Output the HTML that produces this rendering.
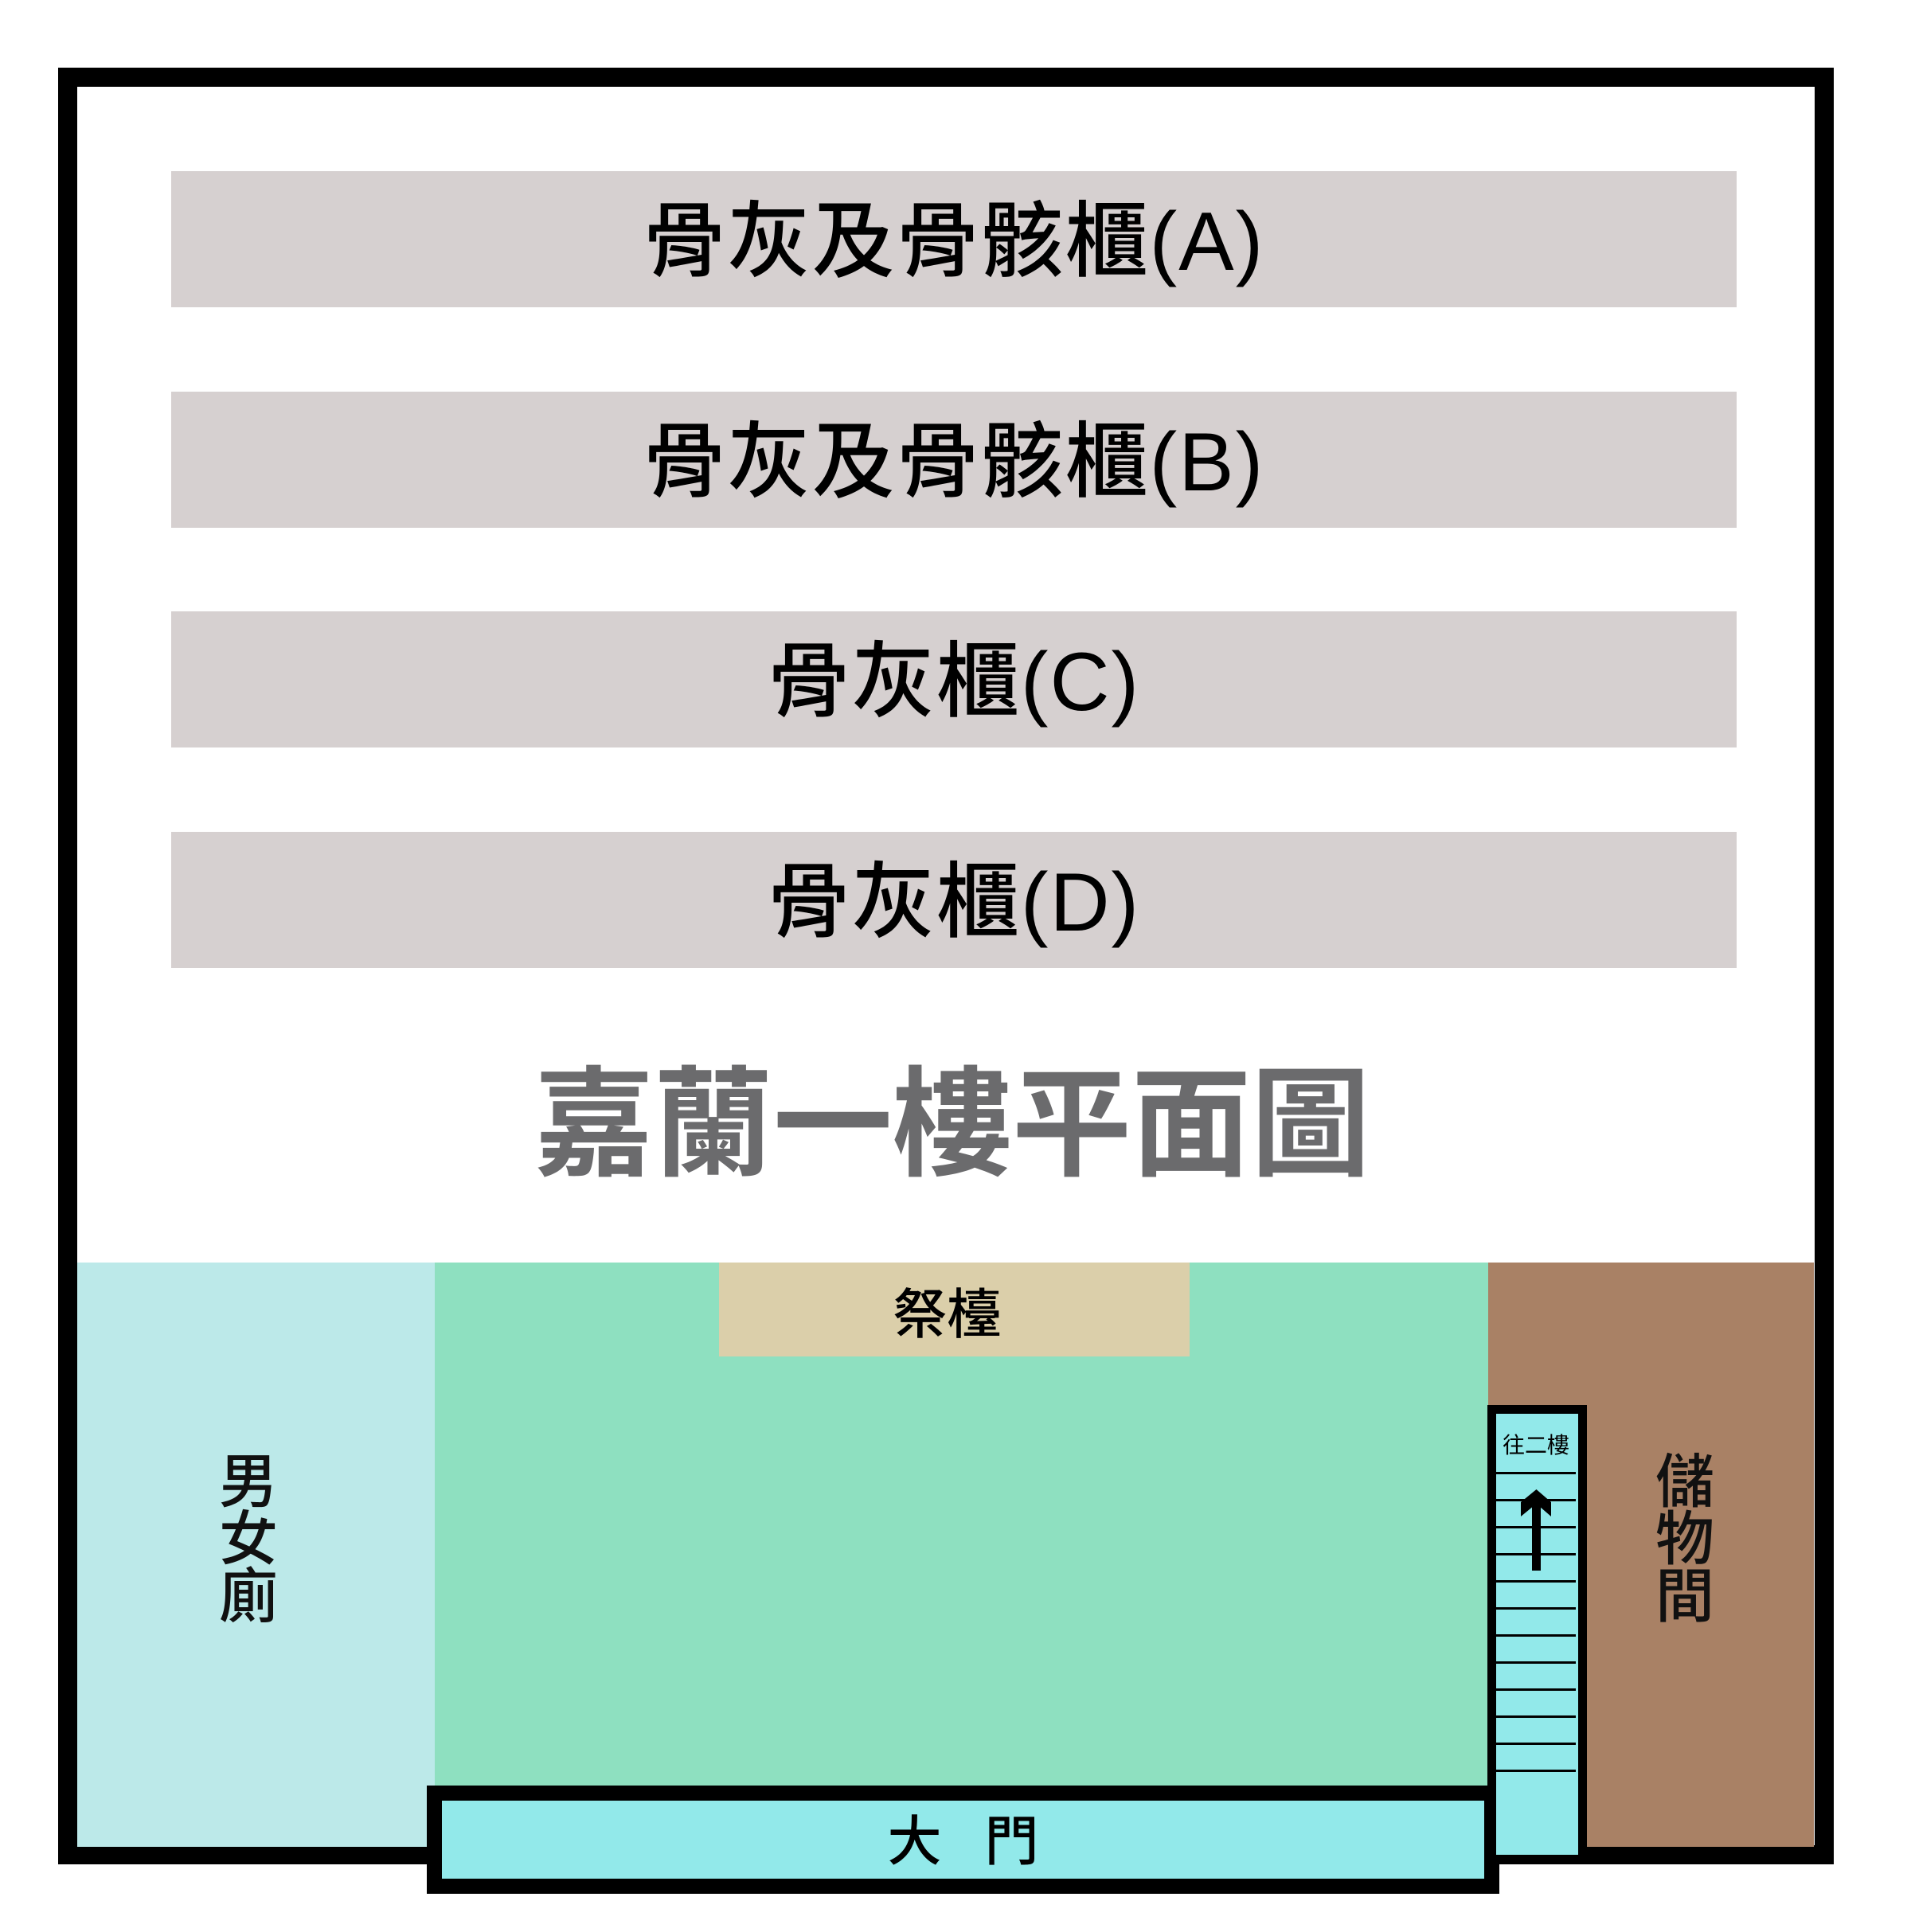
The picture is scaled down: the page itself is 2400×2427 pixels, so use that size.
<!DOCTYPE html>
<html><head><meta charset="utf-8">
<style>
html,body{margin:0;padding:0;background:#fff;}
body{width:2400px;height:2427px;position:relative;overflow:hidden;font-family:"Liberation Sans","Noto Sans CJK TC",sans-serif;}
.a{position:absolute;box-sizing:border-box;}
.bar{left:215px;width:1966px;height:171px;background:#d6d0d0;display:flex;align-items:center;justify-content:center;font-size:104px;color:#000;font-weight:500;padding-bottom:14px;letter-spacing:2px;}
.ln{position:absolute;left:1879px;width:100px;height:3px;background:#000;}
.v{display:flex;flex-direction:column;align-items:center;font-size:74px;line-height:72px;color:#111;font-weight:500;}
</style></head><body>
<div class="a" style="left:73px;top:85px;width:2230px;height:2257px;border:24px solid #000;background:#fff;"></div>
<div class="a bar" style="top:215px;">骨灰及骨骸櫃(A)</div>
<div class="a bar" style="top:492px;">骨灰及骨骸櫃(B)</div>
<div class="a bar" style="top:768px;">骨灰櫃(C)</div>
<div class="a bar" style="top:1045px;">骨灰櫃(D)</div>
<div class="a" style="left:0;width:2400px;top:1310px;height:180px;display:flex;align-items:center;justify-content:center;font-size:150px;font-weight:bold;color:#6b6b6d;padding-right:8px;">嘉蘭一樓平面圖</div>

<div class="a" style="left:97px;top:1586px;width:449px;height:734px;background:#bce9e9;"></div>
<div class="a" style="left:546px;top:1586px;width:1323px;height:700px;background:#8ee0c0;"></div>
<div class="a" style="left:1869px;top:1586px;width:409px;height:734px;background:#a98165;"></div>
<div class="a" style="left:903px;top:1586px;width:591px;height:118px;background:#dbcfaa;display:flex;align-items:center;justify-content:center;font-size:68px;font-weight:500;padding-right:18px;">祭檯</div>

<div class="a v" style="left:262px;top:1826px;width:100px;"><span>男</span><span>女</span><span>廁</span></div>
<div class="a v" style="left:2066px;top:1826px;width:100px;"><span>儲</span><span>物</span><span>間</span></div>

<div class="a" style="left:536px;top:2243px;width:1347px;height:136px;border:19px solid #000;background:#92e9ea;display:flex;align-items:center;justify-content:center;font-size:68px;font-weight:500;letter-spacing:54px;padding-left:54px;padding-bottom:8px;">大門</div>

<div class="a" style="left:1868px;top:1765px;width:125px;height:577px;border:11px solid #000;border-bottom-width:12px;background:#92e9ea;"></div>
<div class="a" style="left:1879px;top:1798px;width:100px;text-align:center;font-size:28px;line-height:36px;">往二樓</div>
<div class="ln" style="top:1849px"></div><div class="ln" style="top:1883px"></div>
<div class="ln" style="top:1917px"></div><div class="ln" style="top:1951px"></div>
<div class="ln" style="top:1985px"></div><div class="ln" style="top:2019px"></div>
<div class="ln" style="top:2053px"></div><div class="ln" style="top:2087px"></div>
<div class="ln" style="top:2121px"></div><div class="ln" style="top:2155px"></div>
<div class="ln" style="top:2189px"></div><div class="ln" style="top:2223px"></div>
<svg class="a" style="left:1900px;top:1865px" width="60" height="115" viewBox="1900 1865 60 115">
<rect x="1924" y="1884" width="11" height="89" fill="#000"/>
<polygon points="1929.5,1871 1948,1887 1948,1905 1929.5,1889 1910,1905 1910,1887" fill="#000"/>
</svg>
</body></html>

----

Omit the pictures and reproduce the listing exactly.

**Written reply**
Output the HTML that produces this rendering.
The picture is scaled down: the page itself is 2400×2427 pixels, so use that size.
<!DOCTYPE html>
<html><head><meta charset="utf-8">
<style>
html,body{margin:0;padding:0;background:#fff;}
body{width:2400px;height:2427px;position:relative;overflow:hidden;font-family:"Liberation Sans","Noto Sans CJK TC",sans-serif;}
.a{position:absolute;box-sizing:border-box;}
.bar{left:215px;width:1966px;height:171px;background:#d6d0d0;display:flex;align-items:center;justify-content:center;font-size:104px;color:#000;font-weight:500;padding-bottom:14px;letter-spacing:2px;}
.ln{position:absolute;left:1879px;width:100px;height:3px;background:#000;}
.v{display:flex;flex-direction:column;align-items:center;font-size:74px;line-height:72px;color:#111;font-weight:500;}
</style></head><body>
<div class="a" style="left:73px;top:85px;width:2230px;height:2257px;border:24px solid #000;background:#fff;"></div>
<div class="a bar" style="top:215px;">骨灰及骨骸櫃(A)</div>
<div class="a bar" style="top:492px;">骨灰及骨骸櫃(B)</div>
<div class="a bar" style="top:768px;">骨灰櫃(C)</div>
<div class="a bar" style="top:1045px;">骨灰櫃(D)</div>
<div class="a" style="left:0;width:2400px;top:1310px;height:180px;display:flex;align-items:center;justify-content:center;font-size:150px;font-weight:bold;color:#6b6b6d;padding-right:8px;">嘉蘭一樓平面圖</div>

<div class="a" style="left:97px;top:1586px;width:449px;height:734px;background:#bce9e9;"></div>
<div class="a" style="left:546px;top:1586px;width:1323px;height:700px;background:#8ee0c0;"></div>
<div class="a" style="left:1869px;top:1586px;width:409px;height:734px;background:#a98165;"></div>
<div class="a" style="left:903px;top:1586px;width:591px;height:118px;background:#dbcfaa;display:flex;align-items:center;justify-content:center;font-size:68px;font-weight:500;padding-right:18px;">祭檯</div>

<div class="a v" style="left:262px;top:1826px;width:100px;"><span>男</span><span>女</span><span>廁</span></div>
<div class="a v" style="left:2066px;top:1826px;width:100px;"><span>儲</span><span>物</span><span>間</span></div>

<div class="a" style="left:536px;top:2243px;width:1347px;height:136px;border:19px solid #000;background:#92e9ea;display:flex;align-items:center;justify-content:center;font-size:68px;font-weight:500;letter-spacing:54px;padding-left:54px;padding-bottom:8px;">大門</div>

<div class="a" style="left:1868px;top:1765px;width:125px;height:577px;border:11px solid #000;border-bottom-width:12px;background:#92e9ea;"></div>
<div class="a" style="left:1879px;top:1798px;width:100px;text-align:center;font-size:28px;line-height:36px;">往二樓</div>
<div class="ln" style="top:1849px"></div><div class="ln" style="top:1883px"></div>
<div class="ln" style="top:1917px"></div><div class="ln" style="top:1951px"></div>
<div class="ln" style="top:1985px"></div><div class="ln" style="top:2019px"></div>
<div class="ln" style="top:2053px"></div><div class="ln" style="top:2087px"></div>
<div class="ln" style="top:2121px"></div><div class="ln" style="top:2155px"></div>
<div class="ln" style="top:2189px"></div><div class="ln" style="top:2223px"></div>
<svg class="a" style="left:1900px;top:1865px" width="60" height="115" viewBox="1900 1865 60 115">
<rect x="1924" y="1884" width="11" height="89" fill="#000"/>
<polygon points="1929.5,1871 1948,1887 1948,1905 1929.5,1889 1910,1905 1910,1887" fill="#000"/>
</svg>
</body></html>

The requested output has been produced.